There definitely is deflation in the system
Francis Cianfrocca (Diary) Monday, December 1st at 9:36AM EDT (link)Part of it is due to the de-leveraging effect you mention, and part of it is because risk of all kinds is being overpriced, everywhere in the world.
The objective of policy is (or should be) to let the air out of the bubble slowly and in a more-or-less orderly fashion.
So many of the worst effects of financial crisis are second-order effects, and overreactions to previous events. You really can’t repeal or regulate those effects because they arise directly from human nature.
The great danger with deflation is that it becomes a spiral. As people default on their mortgages, banks lose money. Then they restrain credit even further, and more people start getting into debt-hell. Meanwhile the economy shrinks, unemployment rises, and wages fall. It all gets worse and worse.
That’s what’s bad about deflation. It has a distinctive tendency to produce long-lasting depressions.
understood
Beaglescout (Diary) Monday, December 1st at 2:33PM EDT (link)The size of this crisis is well on its way to convincing me that the gold-bugs have been right all along: Close the Fed; 100% reserve commodity money standards all the way; and bank leveraging, which would be called check kiting, counterfeiting or fraud if you or I did it, must be stopped.
“A nation which can prefer disgrace to danger is prepared for a master, and deserves one.”
You sound like you're a fan of deep global depressions
Francis Cianfrocca (Diary) Monday, December 1st at 3:16PM EDT (link)Because that’s what we’d get if we went to 100% commodity-backed money.
Who would be a fan of massive world-wide Depression?
Beaglescout (Diary) Monday, December 1st at 3:59PM EDT (link)Ny concept of what is going on with deflation is like this.
In short, deleveraging, falling prices, and the strengthening dollar result from people and banks getting out of bad investments and late loans, laying off unproductive workers, and abandoning loser product lines as quickly as possible. Inflation won’t fix these things. It will only increase the number of bad investments and allow borrowers who need to consider bankruptcy to hang on a little bit longer at the cost of an even higher monthly payment. It guarantees the next collapse will be even bigger. See GM.
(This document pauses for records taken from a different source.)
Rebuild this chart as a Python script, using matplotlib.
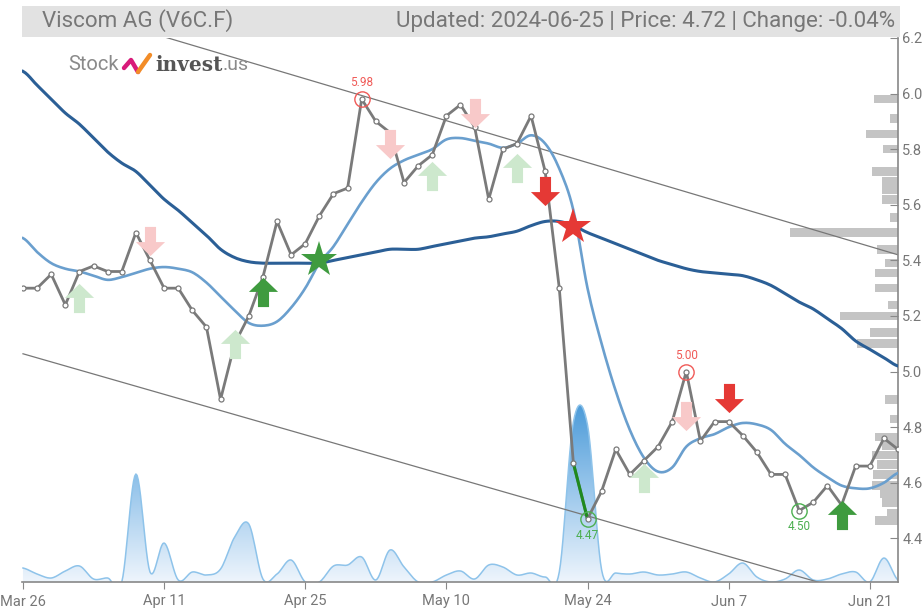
import numpy as np
import pandas as pd
import matplotlib
matplotlib.use('Agg')
import matplotlib.pyplot as plt
from matplotlib.path import Path
from matplotlib.patches import Rectangle
from matplotlib.lines import Line2D

plt.rcParams['font.family'] = ['Roboto', 'DejaVu Sans']

# trading days (Frankfurt), Mar 26 .. Jun 25 2024
holidays = pd.to_datetime(['2024-03-29', '2024-04-01', '2024-05-01'])
dates = [d for d in pd.bdate_range('2024-03-26', '2024-06-25') if d not in holidays]

price = [5.30, 5.30, 5.35, 5.24, 5.36, 5.38, 5.36, 5.36, 5.50, 5.40,
         5.30, 5.30, 5.22, 5.16, 4.90, 5.10, 5.20, 5.34, 5.54, 5.42,
         5.46, 5.56, 5.64, 5.66, 5.98, 5.90, 5.86, 5.68, 5.74, 5.78,
         5.92, 5.96, 5.88, 5.62, 5.80, 5.82, 5.92, 5.72, 5.30, 4.67,
         4.47, 4.57, 4.72, 4.63, 4.68, 4.73, 4.82, 5.00, 4.75, 4.82,
         4.82, 4.77, 4.71, 4.63, 4.63, 4.50, 4.53, 4.59, 4.52, 4.66,
         4.66, 4.76, 4.72]

ma_long = [6.08, 6.03, 5.98, 5.93, 5.89, 5.84, 5.79, 5.75, 5.72, 5.67,
           5.62, 5.58, 5.535, 5.49, 5.44, 5.41, 5.395, 5.39, 5.39, 5.39,
           5.39, 5.39, 5.40, 5.41, 5.42, 5.43, 5.44, 5.44, 5.44, 5.45,
           5.46, 5.47, 5.48, 5.485, 5.495, 5.505, 5.525, 5.54, 5.54, 5.525,
           5.50, 5.48, 5.46, 5.44, 5.42, 5.40, 5.385, 5.37, 5.36, 5.355,
           5.35, 5.345, 5.33, 5.31, 5.28, 5.25, 5.225, 5.19, 5.155, 5.11,
           5.08, 5.05, 5.02]

ma_short = [5.48, 5.43, 5.39, 5.37, 5.36, 5.345, 5.33, 5.34, 5.355, 5.37,
            5.376, 5.37, 5.357, 5.32, 5.27, 5.22, 5.175, 5.165, 5.18, 5.23,
            5.30, 5.39, 5.45, 5.53, 5.61, 5.68, 5.73, 5.76, 5.78, 5.80,
            5.835, 5.84, 5.83, 5.82, 5.805, 5.82, 5.85, 5.82, 5.73, 5.58,
            5.30, 5.10, 4.93, 4.79, 4.69, 4.64, 4.655, 4.73, 4.76, 4.775,
            4.80, 4.815, 4.81, 4.79, 4.74, 4.70, 4.655, 4.62, 4.59, 4.58,
            4.58, 4.60, 4.635]

volume = [14, 8, 4, 11, 16, 3, 4, 0, 108, 10,
          39, 2, 10, 7, 13, 45, 58, 3, 8, 22,
          0, 0, 16, 17, 25, 2, 32, 15, 0, 0,
          7, 11, 3, 17, 15, 7, 9, 5, 10, 160,
          157, 12, 9, 8, 10, 7, 8, 10, 4, 0,
          8, 19, 5, 0, 3, 12, 2, 3, 8, 10,
          0, 24, 2]

# volume profile (price level, relative size)
profile_price = [5.98, 5.91, 5.855, 5.80, 5.72, 5.685, 5.655, 5.62, 5.555, 5.50,
                 5.44, 5.39, 5.355, 5.30, 5.24, 5.20, 5.14, 5.10, 4.90, 4.83,
                 4.765, 4.735, 4.70, 4.665, 4.63, 4.59, 4.56, 4.53, 4.49, 4.465]
profile_size = [24, 8, 32, 15, 26, 16, 16, 16, 8, 108,
                21, 13, 23, 23, 10, 58, 28, 41, 13, 8,
                23, 16, 26, 21, 25, 26, 18, 16, 11, 23]

trend_upper = [6.355, 5.42]
trend_lower = [5.064, 4.16]

# signals: (index, level)
up_faint = [(4, 5.264), (15, 5.10), (29, 5.704), (35, 5.733), (44, 4.617)]
down_faint = [(9, 5.47), (26, 5.82), (32, 5.93), (47, 4.84)]
up_strong = [(17, 5.285), (58, 4.484)]
down_strong = [(37, 5.65), (50, 4.905)]
star_buy = [(21, 5.40)]
star_sell = [(39, 5.52)]
highs = [(24, 5.98), (47, 5.00)]
lows = [(40, 4.47), (55, 4.50)]

title_left = 'Viscom AG (V6C.F)'
title_right = 'Updated: 2024-06-25 | Price: 4.72 | Change: -0.04%'


def smooth(y, n=12):
    y = np.asarray(y, float)
    p = np.concatenate([[y[0]], y, [y[-1]]])
    xs, ys = [], []
    t = np.linspace(0, 1, n, endpoint=False)
    for i in range(len(y) - 1):
        p0, p1, p2, p3 = p[i], p[i + 1], p[i + 2], p[i + 3]
        ys.append(0.5 * (2 * p1 + (-p0 + p2) * t + (2 * p0 - 5 * p1 + 4 * p2 - p3) * t ** 2
                         + (-p0 + 3 * p1 - 3 * p2 + p3) * t ** 3))
        xs.append(i + t)
    xs.append([len(y) - 1]); ys.append([y[-1]])
    return np.concatenate(xs), np.concatenate(ys)


def arrow(up=True):
    v = [(0, 0.5), (0.5, 0.02), (0.19, 0.02), (0.19, -0.5), (-0.19, -0.5), (-0.19, 0.02), (-0.5, 0.02), (0, 0.5)]
    if not up:
        v = [(a, -b) for a, b in v]
    return Path(v, [Path.MOVETO] + [Path.LINETO] * 6 + [Path.CLOSEPOLY])


x = np.arange(len(price))
W, H = 923, 610
fig = plt.figure(figsize=(W / 100, H / 100), dpi=100)
pos = [22 / W, 1 - 582 / H, (898 - 22) / W, (582 - 38) / H]

axv = fig.add_axes(pos, zorder=0)
axp = fig.add_axes(pos, zorder=0.5)
ax = fig.add_axes(pos, zorder=1)
ax.patch.set_visible(False)

xlim = (-0.07, 62.0)
ylim = (4.243, 6.2)

# volume area with gradient
xs, vs = smooth(volume)
axv.set_xlim(*xlim); axv.set_ylim(0, 544)
poly = axv.fill_between(xs, 0, vs, facecolor='none', edgecolor='none')
grad = np.linspace(0, 1, 256).reshape(-1, 1)
cmap = matplotlib.colors.LinearSegmentedColormap.from_list('v', ['#eef5fc', '#9cc8ec', '#4a9ad8'])
im = axv.imshow(grad, cmap=cmap, aspect='auto', origin='lower', extent=[xlim[0], xlim[1], 0, max(volume) + 20], zorder=1)
im.set_clip_path(poly.get_paths()[0], transform=axv.transData)
axv.plot(xs, vs, color='#8ec3ea', lw=1.1, zorder=2)
axv.axis('off')

# volume profile bars, growing from the right axis
axp.barh(profile_price, profile_size, height=0.031, color='#c4c4c4', edgecolor='none')
axp.set_ylim(*ylim); axp.set_xlim(876, 0)
axp.axis('off')

# trend channel
ax.plot([0, 62], trend_upper, color='#777777', lw=0.9, zorder=2)
ax.plot([0, 62], trend_lower, color='#777777', lw=0.9, zorder=2)

# moving averages
xl, yl = smooth(ma_long, 6)
ax.plot(xl, yl, color='#2b5f96', lw=2.2, zorder=3)
xm, ym = smooth(ma_short, 8)
ax.plot(xm, ym, color='#6a9fce', lw=1.9, zorder=3)

# price
ax.plot(x, price, color='#7a7a7a', lw=2.0, zorder=4)
ax.plot(x[39:41], price[39:41], color='#1f8a1f', lw=2.2, zorder=5)
ax.plot(x, price, ls='none', marker='o', ms=3.6, mfc='white', mec='#7a7a7a', mew=0.9, zorder=6)

# signals
for pts, up, col in [(up_faint, True, '#cde8cd'), (down_faint, False, '#f8c9c9'),
                     (up_strong, True, '#3f9b3f'), (down_strong, False, '#e53935')]:
    for i, lv in pts:
        ax.plot(i, lv, marker=arrow(up), ms=21, color=col, mew=0, zorder=7)
for i, lv in star_buy:
    ax.plot(i, lv, marker='*', ms=27, color='#3f9b3f', mew=0, zorder=7)
for i, lv in star_sell:
    ax.plot(i, lv, marker='*', ms=27, color='#e53935', mew=0, zorder=7)

for i, lv in highs:
    ax.plot(i, lv, marker='o', ms=11, mfc='none', mec='#f05a57', mew=1.0, zorder=8)
    ax.annotate('%.2f' % lv, (i, lv), xytext=(0, 7), textcoords='offset points', ha='center', va='bottom',
                fontsize=8.5, color='#f05a57', zorder=8)
for i, lv in lows:
    ax.plot(i, lv, marker='o', ms=11, mfc='none', mec='#4caf50', mew=1.0, zorder=8)
    ax.annotate('%.2f' % lv, (i, lv), xytext=(0, -7), textcoords='offset points', ha='center', va='top',
                fontsize=8.5, color='#4caf50', zorder=8)

ax.set_xlim(*xlim); ax.set_ylim(*ylim)
for s in ['left', 'top']:
    ax.spines[s].set_visible(False)
for s in ['right', 'bottom']:
    ax.spines[s].set_color('#888888')
    ax.spines[s].set_linewidth(1.2)
ax.yaxis.tick_right()
ax.set_yticks(np.arange(4.4, 6.21, 0.2))
ax.set_yticklabels(['%.1f' % v for v in np.arange(4.4, 6.21, 0.2)])
ax.tick_params(axis='y', direction='in', length=6, color='#888888', labelcolor='#777777', labelsize=10.5, pad=3)
tick_idx = list(range(0, 62, 10))
ax.set_xticks(tick_idx)
ax.set_xticklabels([dates[i].strftime('%b ') + str(dates[i].day) for i in tick_idx])
ax.tick_params(axis='x', direction='out', length=5, color='#888888', labelcolor='#777777', labelsize=10.5, pad=4)

# header
fig.patches.append(Rectangle((22 / W, 1 - 37 / H), (900 - 22) / W, 31 / H, transform=fig.transFigure,
                             facecolor='#e2e2e2', edgecolor='none', zorder=0))
tl = fig.text(42 / W, 1 - 21 / H, title_left, fontsize=13, color='#777777', va='center', ha='left')
tr = fig.text(895 / W, 1 - 21 / H, title_right, fontsize=13, color='#777777', va='center', ha='right')
fig.canvas.draw()
scale = (895 - 397) / tr.get_window_extent().width
tl.set_fontsize(13 * scale); tr.set_fontsize(13 * scale)

# logo
t_st = fig.text(68 / W, 1 - 65 / H, 'Stock', fontsize=14.5, color='#8a8a8a', va='center', ha='left')
fig.lines.append(Line2D([124 / W, 131 / W, 138 / W], [1 - 68 / H, 1 - 60 / H, 1 - 72 / H],
                        transform=fig.transFigure, color='#d81b7a', lw=3.2, solid_capstyle='round'))
fig.lines.append(Line2D([138 / W, 150 / W], [1 - 72 / H, 1 - 55 / H],
                        transform=fig.transFigure, color='#f28c28', lw=3.2, solid_capstyle='round'))
t_inv = fig.text(155 / W, 1 - 65 / H, 'invest', fontsize=14.5, fontweight='bold', color='#555555',
                 va='center', ha='left', family='DejaVu Serif')
fig.canvas.draw()
bb = t_inv.get_window_extent()
fig.text(bb.x1 / W, 1 - 65 / H, '.us', fontsize=14, color='#8a8a8a', va='center', ha='left')

plt.savefig('out.png', dpi=100, facecolor='white')
plt.close()
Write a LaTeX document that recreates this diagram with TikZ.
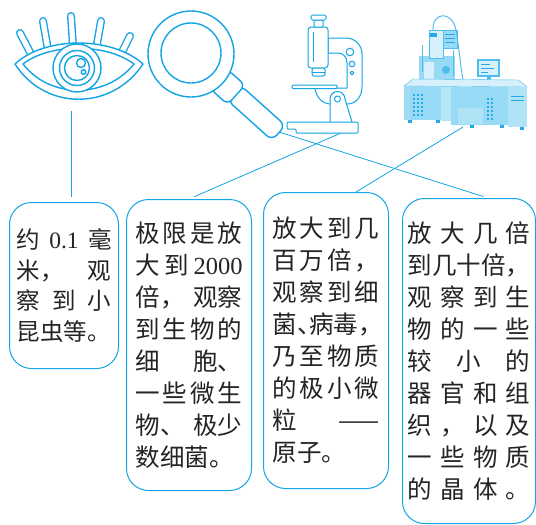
\documentclass[tikz,border=0pt]{standalone}
\usepackage{fontspec}
\usepackage{tikz}
\newfontfamily\cjk{Noto Sans CJK SC}
\newfontfamily\numfont{Liberation Serif}

\definecolor{lineblue}{RGB}{18,164,228}
\definecolor{inkgray}{RGB}{36,36,36}
\definecolor{semtop}{RGB}{214,240,252}
\definecolor{semface}{RGB}{150,218,245}
\definecolor{semedge}{RGB}{80,190,236}
\definecolor{semdark}{RGB}{40,168,228}

% one line of a box, characters spread over the full width
\makeatletter
\newcommand\spreadline[1]{\makebox[\linewidth][s]{\spread@first#1\spread@end}}
\def\spread@first#1{#1\spread@next}
\def\spread@next#1{\ifx\spread@end#1\else\hfil#1\expandafter\spread@next\fi}
\def\spread@end{}
\makeatother
% half-width punctuation
\newcommand\hp[1]{\makebox[.5em][l]{#1}}

\begin{document}
\begin{tikzpicture}[x=1pt, y=-1pt,
        icon/.style={draw=lineblue, line width=1.4pt, line join=round},
        scopeline/.style={draw=lineblue, line width=1pt, line join=round},
        infobox/.style={draw=lineblue, line width=1pt, rounded corners=22pt, anchor=north west,
            align=left, text=inkgray, inner ysep=0pt},
        link/.style={draw=lineblue, line width=0.8pt},
    ]
    \useasboundingbox (0,0) rectangle (536,525);

    % eye
    \foreach \xa/\ya/\xb/\yb in {20/33/32/56, 43/21/48/50, 71/16/73/46, 101/21/96/50, 130/36/120/56}{
        \draw[lineblue, line width=8pt, line cap=round] (\xa,\ya) -- (\xb,\yb);
        \draw[white, line width=5.2pt, line cap=round] (\xa,\ya) -- (\xb,\yb);
    }
    \draw[icon, fill=white] (15,64) .. controls (45,36) and (112,36) .. (143,64)
        .. controls (112,111) and (45,111) .. cycle;
    \draw[icon] (23,64) .. controls (50,43) and (106,43) .. (134,64)
        .. controls (106,99) and (50,99) .. cycle;
    \draw[icon, fill=white] (77,68) circle (24pt);
    \draw[icon] (77,68) circle (17.5pt) (77,68) circle (12.5pt);
    \draw[icon] (81,63) circle (4.5pt) (83.5,72) circle (2.3pt);
    \coordinate (eyefoot) at (71,111);

    % magnifier
    \begin{scope}[shift={(191,54)}, rotate=-42]
        \draw[icon, fill=white, rounded corners=7pt] (58,-10) rectangle (118,10);
        \draw[icon, fill=white, rounded corners=6pt] (38,-13) rectangle (61,13);
    \end{scope}
    \draw[icon, fill=white] (191,54) circle (43pt);
    \draw[icon] (191,53) circle (30pt);
    \coordinate (lensfoot) at (279,132);

    % microscope
    \draw[scopeline, fill=white] (328,38) -- (346,38) arc[start angle=90, end angle=0, radius=16pt]
        -- (362,86) .. controls (362,97) and (356,104) .. (347,104) -- (331,104)
        .. controls (322,104) and (316,97) .. (315,88) -- (347,88) -- (347,63)
        .. controls (347,57) and (343,53) .. (338,53) -- (328,53) -- cycle;
    \draw[scopeline] (350,52) circle (3.8pt) (352,64) circle (2.8pt) (352,73) circle (1.8pt);
    \draw[scopeline, fill=white, rounded corners=3pt] (308,27) rectangle (328,68);
    \draw[scopeline] (313,32) -- (313,62);
    \draw[scopeline, fill=white, rounded corners=1pt] (314,20) rectangle (323,27);
    \draw[scopeline, fill=white, rounded corners=1.5pt] (311,15) rectangle (326,20);
    \draw[scopeline, fill=white, rounded corners=2pt] (312,68) rectangle (325,76);
    \draw[scopeline] (312,72) -- (325,72);
    \draw[scopeline, fill=white, rounded corners=1pt] (292,85) rectangle (337,88.5);
    \draw[scopeline, fill=white] (330,122) -- (330,99) arc[start angle=180, end angle=0, radius=7.5pt]
        -- (352,122);
    \draw[scopeline] (337.5,99) circle (3pt);
    \draw[scopeline, fill=white, rounded corners=1pt] (287,122) -- (358,122) -- (358,133)
        -- (296,133) -- (296,129) -- (287,129) -- cycle;
    \coordinate (scopefoot) at (341,133);

    % electron microscope
    \fill[semface] (419,56) rectangle (455,86);
    \fill[semtop] (424,62) rectangle (434,80);
    \fill[semedge] (446,70) circle (4pt);
    \draw[semedge, line width=1pt] (422,45) -- (422,72) (453,50) -- (453,76);
    \draw[semedge, fill=semtop, line width=0.5pt] (429,30) rectangle (443,58);
    \fill[semdark] (430,33) rectangle (437,37);
    \draw[semedge, fill=semface, line width=0.5pt] (443,30) rectangle (457,48);
    \foreach \y in {34,38,42}
        \draw[semdark, line width=0.6pt] (445,\y) -- (455,\y);
    \draw[semedge, line width=1pt] (433,30) .. controls (432,12) and (452,10) .. (456,30)
        .. controls (459,48) and (460,62) .. (463,80);
    \fill[semedge] (477,59) rectangle (500,77);
    \fill[semtop] (479,61) rectangle (498,75);
    \draw[semdark, line width=0.5pt] (481,64) -- (490,64) (481,68) -- (494,68) (481,72) -- (488,72);
    \fill[semedge] (487,77) rectangle (491,81);
    \draw[semedge, fill=semtop, line width=0.4pt] (404,86) -- (413,79) -- (519,80) -- (527,87) -- cycle;
    \fill[semface] (404,86) rectangle (441,120);
    \fill[semedge!55] (404,86) rectangle (410,120);
    \fill[semface!70!white] (441,87) rectangle (451,121);
    \fill[semface] (451,87) rectangle (508,125);
    \fill[semedge!45] (458,108) rectangle (483,124);
    \fill[semface!75!white] (508,87) rectangle (527,127);
    \draw[semdark, line width=0.5pt] (511,96) -- (524,96) (511,100) -- (524,100);
    \foreach \i in {0,...,5}
        \foreach \j in {0,1,2}
            \fill[semdark] ({413+\j*4},{94+\i*4}) rectangle ++(2.4,2.4);
    \foreach \i in {0,...,5}
        \foreach \j in {0,1}
            \fill[semdark] ({487+\j*4},{98+\i*4}) rectangle ++(2.4,2.4);
    \foreach \x/\y in {408/120, 436/120, 470/125, 500/125, 520/127}
        \fill[semdark] (\x,\y) rectangle ++(4,3);
    \coordinate (semfoot) at (463,127);

    % text boxes
    \node[infobox, text width=95pt, inner xsep=7pt, minimum height=166pt,
        font=\cjk\fontsize{23.5pt}{30.5pt}\selectfont] (eyebox) at (9,202) {%
        \spreadline{约{{\numfont 0.1}}毫}\\
        \spreadline{{米，}观}\\
        \spreadline{察到小}\\
        昆虫等。};
    \node[infobox, text width=107pt, inner xsep=9pt, minimum height=291pt,
        font=\cjk\fontsize{24.5pt}{32pt}\selectfont] (scopebox) at (126,199) {%
        \spreadline{极限是放}\\
        \spreadline{大到{{\numfont 2000}}}\\
        \spreadline{{倍，}{观察}}\\
        \spreadline{到生物的}\\
        \spreadline{细{胞、}}\\
        \spreadline{一些微生}\\
        \spreadline{{物、}{极少}}\\
        数细菌。};
    \node[infobox, text width=107pt, inner xsep=9pt, minimum height=296pt,
        font=\cjk\fontsize{24.5pt}{32pt}\selectfont] (labbox) at (263,192) {%
        \spreadline{放大到几}\\
        \spreadline{百万倍，}\\
        \spreadline{观察到细}\\
        菌\hp{、}病毒\hp{，}\\
        \spreadline{乃至物质}\\
        \spreadline{的极小微}\\
        \spreadline{粒{——}}\\
        原子。};
    \node[infobox, text width=123pt, inner xsep=5pt, minimum height=325pt,
        font=\cjk\fontsize{24.5pt}{32pt}\selectfont] (handbox) at (402,198) {%
        \spreadline{放大几倍}\\
        到几十倍，\\
        \spreadline{观察到生}\\
        \spreadline{物的一些}\\
        \spreadline{较小的}\\
        \spreadline{器官和组}\\
        \spreadline{织，以及}\\
        \spreadline{一些物质}\\
        \spreadline{的晶体。}};

    % connectors
    \draw[link, shorten >=5pt] (eyefoot) -- (eyefoot |- eyebox.north);
    \draw[link, shorten >=6pt] (scopefoot) -- (scopebox.north);
    \draw[link] (semfoot) -- ([xshift=30pt]labbox.north);
    \draw[link, shorten >=5pt] (lensfoot) -- ([xshift=19pt]handbox.north);
\end{tikzpicture}
\end{document}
Anyway, I think some kind of depression is already here. Don’t you? The way to make sure it stays longer is to increase taxes, regulations, and gubmint spending while inflating the money supply. That will scare investors away and keep the depression going longer, just like it did from 1929 to 1941. The way to get rid of a depression is to ride it down to the bottom and let the market recover by dropping corporate and cap gains taxes and removing regulations that strangle recovery.
“A nation which can prefer disgrace to danger is prepared for a master, and deserves one.”